Pero la pregunta que se hace el propio Finkielkratut supone ya algo nuevo: “¿El hombre está destinado a vivir en medio de sus propios productos o puede reconocer aquello que le es dado? Seamos ateos o creyentes, creo que debemos sentirnos invitados a este tipo de conversión de la que la poesía siempre ha hablado”.
Finkielkraut no es el único. Prueba de que los tiempos han cambiado es que hoy se pueden leer páginas como las que escribe Steiner sobre su infancia.

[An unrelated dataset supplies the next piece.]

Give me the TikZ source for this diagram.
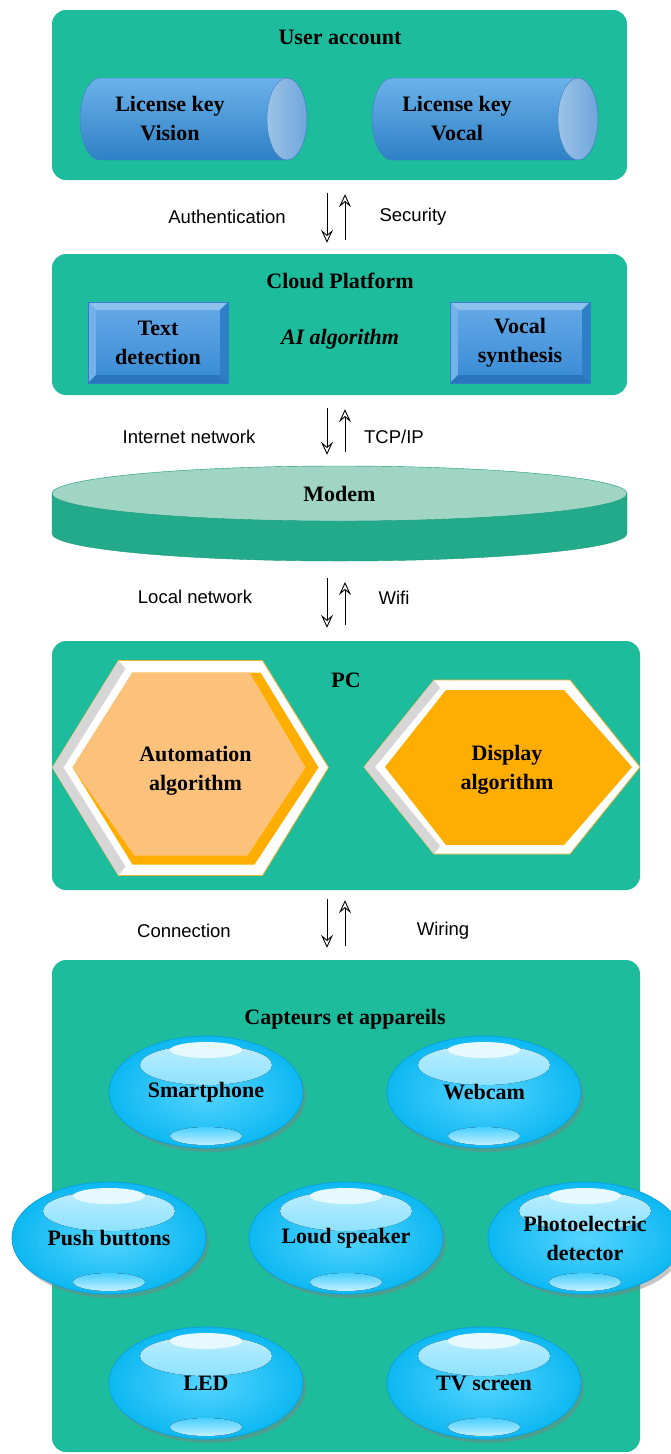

El pensador de origen judío recuerda que, tras recibir un regalo en su Austria natal, se sintió sorprendido porque las cosas existieran. “Salí corriendo en pleno diluvio para cerciorarme de tan elemental y milagrosa verdad: cada brizna de hierba, cada guijarro en la orilla del lago eran, para siempre, exactamente así”. Y añade más adelante que “todos somos invitados a la vida. ¿Por qué no hay nada? ¿Por qué soy?”. Dos preguntas que suponen una apertura poco frecuente hasta ahora y que llevan a nuevas cuestiones: “¿cuál es la fuente de nuestras esperanzas indelebles, de nuestros presentimientos, de nuestros sueños proyectados hacia el futuro? ¿En qué lugar surge la marea del deseo que desafía el dolor, el yugo de la esclavitud y la injusticia?”.
La tarea más urgente, 25 años después, es encontrar personas que puedan hacerse estas preguntas, que puedan mirar cada brizna de hierba de este modo, que se sientan invitados a una vida que es don. Es el camino para reconquistar, bajo los cascotes, el contenido y el protagonismo de la libertad. En el principio no está lo malo sino unos padres felizmente desnudos en un paraíso real.